DIRECTIVE:
Quote the data exactly, first line to the line containing "(parent) -- (root);", with no pictures.

PROVIDED DATA:
────────────────────

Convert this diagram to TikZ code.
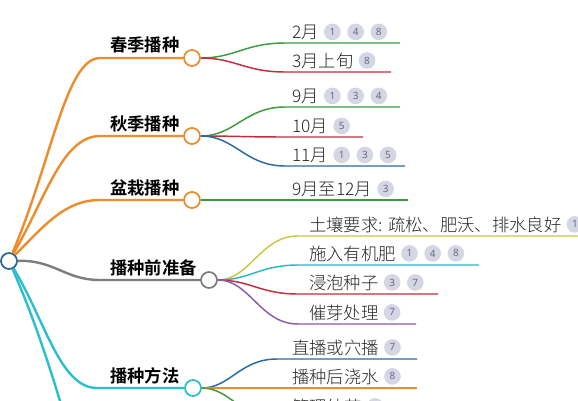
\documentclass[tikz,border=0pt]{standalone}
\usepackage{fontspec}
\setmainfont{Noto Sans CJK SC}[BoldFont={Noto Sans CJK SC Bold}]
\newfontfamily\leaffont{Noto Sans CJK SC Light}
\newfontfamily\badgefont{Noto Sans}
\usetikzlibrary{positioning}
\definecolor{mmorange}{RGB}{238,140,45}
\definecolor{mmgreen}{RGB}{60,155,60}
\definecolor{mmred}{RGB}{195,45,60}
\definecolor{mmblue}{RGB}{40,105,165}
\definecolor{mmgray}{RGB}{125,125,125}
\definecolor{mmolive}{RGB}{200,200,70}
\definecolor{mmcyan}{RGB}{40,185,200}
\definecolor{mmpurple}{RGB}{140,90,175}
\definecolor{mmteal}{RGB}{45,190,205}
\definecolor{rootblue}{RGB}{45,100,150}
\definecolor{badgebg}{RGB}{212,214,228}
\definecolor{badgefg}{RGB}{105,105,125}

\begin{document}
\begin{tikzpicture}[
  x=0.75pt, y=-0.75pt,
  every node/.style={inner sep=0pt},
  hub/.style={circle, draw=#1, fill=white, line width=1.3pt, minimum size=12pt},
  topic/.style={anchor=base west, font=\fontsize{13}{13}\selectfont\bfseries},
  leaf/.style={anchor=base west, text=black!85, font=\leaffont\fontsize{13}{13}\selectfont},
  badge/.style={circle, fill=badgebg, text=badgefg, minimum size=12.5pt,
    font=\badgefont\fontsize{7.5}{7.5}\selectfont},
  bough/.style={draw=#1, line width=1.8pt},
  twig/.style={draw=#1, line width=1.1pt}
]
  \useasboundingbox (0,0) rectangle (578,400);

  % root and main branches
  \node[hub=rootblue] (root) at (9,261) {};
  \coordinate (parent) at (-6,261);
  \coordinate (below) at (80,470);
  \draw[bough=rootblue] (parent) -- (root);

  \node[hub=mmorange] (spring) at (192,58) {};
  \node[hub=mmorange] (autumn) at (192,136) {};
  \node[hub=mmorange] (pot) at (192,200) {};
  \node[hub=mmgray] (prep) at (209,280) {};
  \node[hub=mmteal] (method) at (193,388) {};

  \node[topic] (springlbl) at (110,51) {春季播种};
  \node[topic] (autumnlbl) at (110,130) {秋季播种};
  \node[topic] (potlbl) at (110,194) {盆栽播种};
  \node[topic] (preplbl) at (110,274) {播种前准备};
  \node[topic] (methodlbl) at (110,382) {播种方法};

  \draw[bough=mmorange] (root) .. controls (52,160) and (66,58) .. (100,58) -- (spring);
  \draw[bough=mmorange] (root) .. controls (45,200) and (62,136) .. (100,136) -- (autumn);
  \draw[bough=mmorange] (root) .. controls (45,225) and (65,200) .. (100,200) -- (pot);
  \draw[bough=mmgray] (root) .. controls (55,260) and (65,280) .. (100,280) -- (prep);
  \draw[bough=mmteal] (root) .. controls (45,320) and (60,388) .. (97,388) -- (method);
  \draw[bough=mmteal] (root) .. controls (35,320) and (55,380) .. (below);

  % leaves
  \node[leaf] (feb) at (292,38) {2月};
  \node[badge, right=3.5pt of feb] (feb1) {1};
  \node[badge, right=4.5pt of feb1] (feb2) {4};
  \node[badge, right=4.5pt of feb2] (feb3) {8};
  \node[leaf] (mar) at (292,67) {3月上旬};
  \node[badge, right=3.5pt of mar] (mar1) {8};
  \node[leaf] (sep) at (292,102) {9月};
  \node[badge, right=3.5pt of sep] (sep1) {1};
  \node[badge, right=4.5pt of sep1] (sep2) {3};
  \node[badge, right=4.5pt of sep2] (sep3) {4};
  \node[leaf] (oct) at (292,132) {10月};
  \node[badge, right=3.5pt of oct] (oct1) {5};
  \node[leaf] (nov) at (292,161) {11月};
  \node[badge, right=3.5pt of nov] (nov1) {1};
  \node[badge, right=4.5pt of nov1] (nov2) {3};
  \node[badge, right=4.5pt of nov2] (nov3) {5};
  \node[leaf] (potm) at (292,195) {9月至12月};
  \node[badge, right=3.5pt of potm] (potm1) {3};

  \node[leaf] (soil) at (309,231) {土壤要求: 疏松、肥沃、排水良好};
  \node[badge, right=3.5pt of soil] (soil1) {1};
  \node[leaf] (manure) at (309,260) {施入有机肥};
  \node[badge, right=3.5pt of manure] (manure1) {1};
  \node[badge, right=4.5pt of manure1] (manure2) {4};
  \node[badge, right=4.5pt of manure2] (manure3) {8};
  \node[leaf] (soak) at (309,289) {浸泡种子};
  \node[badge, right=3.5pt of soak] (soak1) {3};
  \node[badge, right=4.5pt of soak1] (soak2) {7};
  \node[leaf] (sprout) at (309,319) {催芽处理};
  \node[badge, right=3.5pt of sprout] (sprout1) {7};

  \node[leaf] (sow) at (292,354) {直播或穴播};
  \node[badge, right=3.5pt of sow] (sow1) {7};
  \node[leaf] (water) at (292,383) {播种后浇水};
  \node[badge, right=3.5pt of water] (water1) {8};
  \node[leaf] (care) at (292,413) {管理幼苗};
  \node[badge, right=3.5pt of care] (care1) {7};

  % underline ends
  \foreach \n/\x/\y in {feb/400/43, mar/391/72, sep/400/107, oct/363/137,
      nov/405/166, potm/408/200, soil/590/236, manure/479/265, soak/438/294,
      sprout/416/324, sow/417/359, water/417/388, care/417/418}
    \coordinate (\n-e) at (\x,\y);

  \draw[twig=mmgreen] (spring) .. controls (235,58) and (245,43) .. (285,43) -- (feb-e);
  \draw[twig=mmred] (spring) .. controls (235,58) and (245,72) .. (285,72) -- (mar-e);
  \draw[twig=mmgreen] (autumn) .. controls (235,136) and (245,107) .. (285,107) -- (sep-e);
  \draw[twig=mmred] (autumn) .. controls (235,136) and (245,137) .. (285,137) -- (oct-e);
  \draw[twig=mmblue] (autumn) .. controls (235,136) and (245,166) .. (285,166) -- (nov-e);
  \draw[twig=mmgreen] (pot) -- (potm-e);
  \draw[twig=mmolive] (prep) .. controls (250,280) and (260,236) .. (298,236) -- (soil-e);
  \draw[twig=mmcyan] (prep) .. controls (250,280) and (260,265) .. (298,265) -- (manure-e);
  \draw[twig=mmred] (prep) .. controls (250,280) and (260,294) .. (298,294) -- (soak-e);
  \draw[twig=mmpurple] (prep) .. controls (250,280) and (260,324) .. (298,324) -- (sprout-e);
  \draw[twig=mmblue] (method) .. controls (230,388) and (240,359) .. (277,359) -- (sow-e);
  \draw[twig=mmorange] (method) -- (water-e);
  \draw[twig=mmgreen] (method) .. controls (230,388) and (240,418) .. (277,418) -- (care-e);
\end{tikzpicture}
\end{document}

────────────────────

SOLVED EXERCISE:
Convert this diagram to TikZ code.
\documentclass[tikz,border=0pt]{standalone}
\usepackage{fontspec}
\setmainfont{Noto Sans CJK SC}[BoldFont={Noto Sans CJK SC Bold}]
\newfontfamily\leaffont{Noto Sans CJK SC Light}
\newfontfamily\badgefont{Noto Sans}
\usetikzlibrary{positioning}
\definecolor{mmorange}{RGB}{238,140,45}
\definecolor{mmgreen}{RGB}{60,155,60}
\definecolor{mmred}{RGB}{195,45,60}
\definecolor{mmblue}{RGB}{40,105,165}
\definecolor{mmgray}{RGB}{125,125,125}
\definecolor{mmolive}{RGB}{200,200,70}
\definecolor{mmcyan}{RGB}{40,185,200}
\definecolor{mmpurple}{RGB}{140,90,175}
\definecolor{mmteal}{RGB}{45,190,205}
\definecolor{rootblue}{RGB}{45,100,150}
\definecolor{badgebg}{RGB}{212,214,228}
\definecolor{badgefg}{RGB}{105,105,125}

\begin{document}
\begin{tikzpicture}[
  x=0.75pt, y=-0.75pt,
  every node/.style={inner sep=0pt},
  hub/.style={circle, draw=#1, fill=white, line width=1.3pt, minimum size=12pt},
  topic/.style={anchor=base west, font=\fontsize{13}{13}\selectfont\bfseries},
  leaf/.style={anchor=base west, text=black!85, font=\leaffont\fontsize{13}{13}\selectfont},
  badge/.style={circle, fill=badgebg, text=badgefg, minimum size=12.5pt,
    font=\badgefont\fontsize{7.5}{7.5}\selectfont},
  bough/.style={draw=#1, line width=1.8pt},
  twig/.style={draw=#1, line width=1.1pt}
]
  \useasboundingbox (0,0) rectangle (578,400);

  % root and main branches
  \node[hub=rootblue] (root) at (9,261) {};
  \coordinate (parent) at (-6,261);
  \coordinate (below) at (80,470);
  \draw[bough=rootblue] (parent) -- (root);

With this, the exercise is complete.